The bone-thinning disease is on the rise as the population grays – but weak bones aren’t a natural consequence of aging, Surgeon General Richard Carmona stressed.
Strong bones begin in childhood, and years of eating right and physical activity can leave even 80-somethings with sturdy bones. Unfortunately, Dr. Carmona said, too few Americans follow that prescription, setting the stage for worrisome increases in broken hips and other fractures as more people pass their 50th birthday. Osteoporosis can be prevented by a diet containing healthy amounts of calcium and vitamin D.
“Osteoporosis isn’t just your grandmother’s disease,” Dr. Carmona said in releasing the first surgeon general’s report on bone health. “We all need to take better care of our bones.”
Osteoporosis affects an estimated 10 million Americans, and each year, about 1.5 million suffer a fracture as a result. By 2020, about 14 million people over age 50 are expected to have osteoporosis and another 47 million will have low bone mass, the report predicts.
– Associated Press
OFFICIALS: MORE FLU SHOTS FROM ABROAD UNLIKELY
Don’t expect imports of flu shots from Canada or other countries to ease the crippling shortage, the nation’s health secretary cautioned yesterday.
The Food and Drug Administration is in discussions with two companies that sell flu vaccine in Canada and elsewhere, and have found a few million unsold doses. But that vaccine is not licensed for sale in America, and thus meeting FDA requirements in time for this flu season “is doubtful,” Health and Human Services Secretary Thompson said. He added that the only way foreign supplies could be used is if they met certain conditions that might allow some to be offered as experimental vaccine.
But even that determination could take too long to help ease the shortage. “It doesn’t look promising,” he said. Mr.

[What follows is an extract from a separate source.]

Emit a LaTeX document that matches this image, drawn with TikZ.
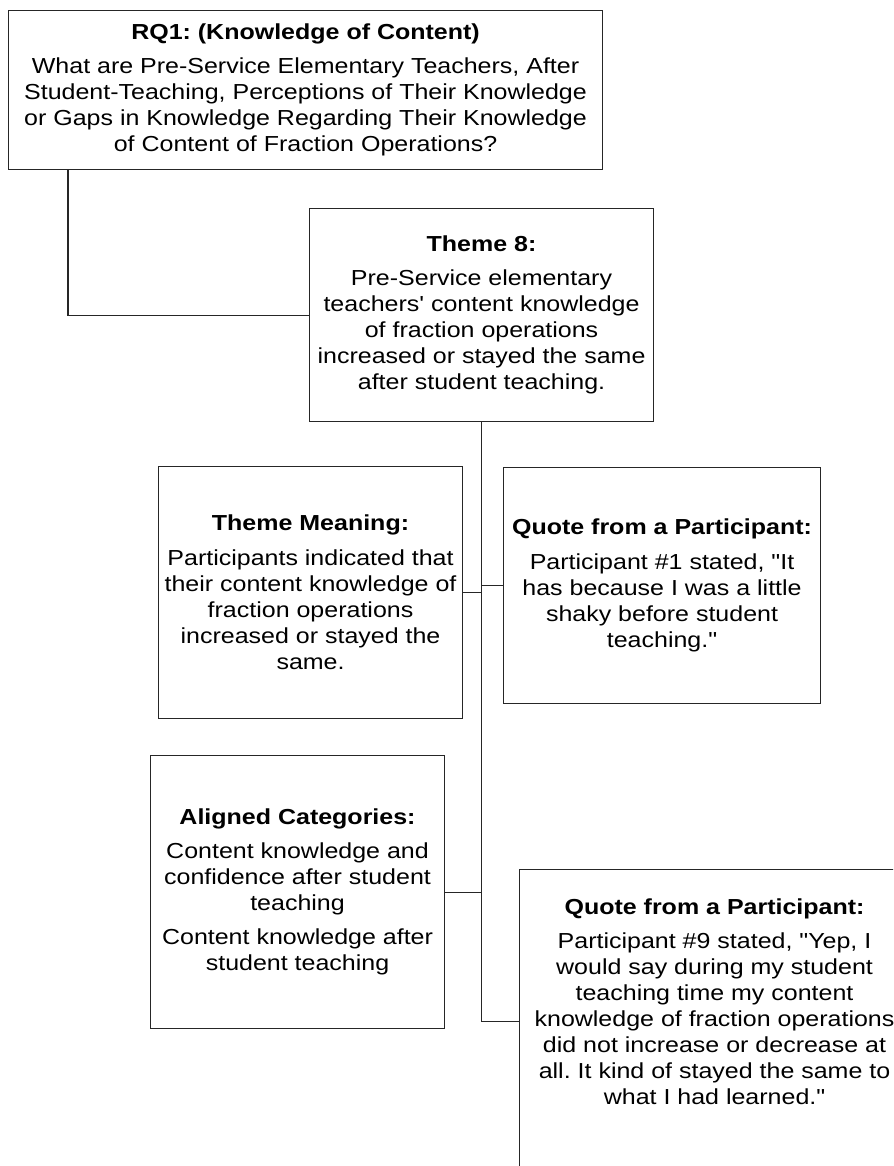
\documentclass[tikz,border=0pt]{standalone}
\usepackage{fontspec}
\usepackage{tikz}
\usetikzlibrary{positioning,calc}
\newfontfamily\diagfont{Liberation Sans}[FakeStretch=1.15]
\definecolor{FrameInk}{gray}{0.15}
\newcommand{\boxtitle}[1]{{\bfseries #1}\\[6.5pt]}
\frenchspacing

\begin{document}
\begin{tikzpicture}[x=0.75pt,y=-0.75pt,
  card/.style={draw=FrameInk,line width=0.8pt,fill=white,anchor=north west,inner sep=0pt,align=center,font=\diagfont\fontsize{16.3}{19.5}\selectfont},
  link/.style={draw=FrameInk,line width=0.8pt}]
  \useasboundingbox (0,0) rectangle (893,1166);
  \clip (0,0) rectangle (893,1166);
  % research question and theme
  \node[card,minimum width=445.5pt,minimum height=119.25pt] (rq) at (8,10) {\boxtitle{RQ1: (Knowledge of Content)}What are Pre-Service Elementary Teachers, After\\Student-Teaching, Perceptions of Their Knowledge\\or Gaps in Knowledge Regarding Their Knowledge\\of Content of Fraction Operations?};
  \node[card,minimum width=258pt,minimum height=159.75pt] (theme) at (309,208) {\boxtitle{Theme 8:}Pre-Service elementary\\teachers' content knowledge\\of fraction operations\\increased or stayed the same\\after student teaching.};
  % supporting boxes
  \node[card,minimum width=228pt,minimum height=189pt] (meaning) at (158,466) {\boxtitle{Theme Meaning:}Participants indicated that\\their content knowledge of\\fraction operations\\increased or stayed the\\same.};
  \node[card,minimum width=237.75pt,minimum height=177pt] (quoteA) at (503,467) {\boxtitle{Quote from a Participant:}Participant \#1 stated, "It\\has because I was a little\\shaky before student\\teaching."};
  \node[card,minimum width=220.5pt,minimum height=204.75pt] (aligned) at (150,755) {\boxtitle{Aligned Categories:}Content knowledge and\\confidence after student\\teaching\\[6pt]Content knowledge after\\student teaching};
  \node[card,minimum width=292.5pt,minimum height=228pt] (quoteB) at (519,869) {\boxtitle{Quote from a Participant:}Participant \#9 stated, "Yep, I\\would say during my student\\teaching time my content\\knowledge of fraction operations\\did not increase or decrease at\\all. It kind of stayed the same to\\what I had learned."\\[10.5pt]\mbox{}};
  % connectors
  \coordinate (rqleg) at (68,0);
  \draw[link] (rq.south -| rqleg) |- (theme.west);
  \draw[link] (theme.south) |- (quoteB.west);
  \draw[link] (meaning.east) -- (meaning.east -| theme.south);
  \draw[link] (quoteA.west) -- (quoteA.west -| theme.south);
  \draw[link] (aligned.east) -- (aligned.east -| theme.south);
\end{tikzpicture}
\end{document}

Thompson’s comments came after President Bush suggested during Wednesday’s presidential debate that Canadian supplies might ease the vaccine shortage.
– Associated Press
NORTHEAST
HARVARD STUDENT CONVICTED OF MANSLAUGHTER
CAMBRIDGE, Mass. – A Harvard graduate student was convicted of manslaughter and sentenced to six to eight years in prison yesterday for stabbing a young man to death in a fight that heightened the generations-old tension between the Ivy Leaguers and working-class Cambridge.
Prosecutors had charged 26-year-old Alexander Pring-Wilson with murder in the slaying last year of Michael Colono, arguing that Pring-Wilson attacked the 18-year-old Colono for ridiculing him as he stumbled home drunk.
“Michael Colono made fun of the defendant and it cost him his life,” prosecutor Adrienne Lynch said.
Pring-Wilson said he pulled a 4-inch folding knife and stabbed Colono in self-defense after Colono and his cousin brutally beat him.
The jury deliberated over five days before finding Pring-Wilson guilty of the lesser charge. Judge Regina Quinlan could have given him 20 years behind bars.
The case represented a collision of two worlds.
Pring-Wilson, the son of Colorado lawyers, was studying for his master’s degree in Russian and Eurasian studies and planned to attend law school. Colono, a high school dropout, had earned his equivalency diploma and was working as a cook at a Boston hotel. He died the day before his daughter’s third birthday.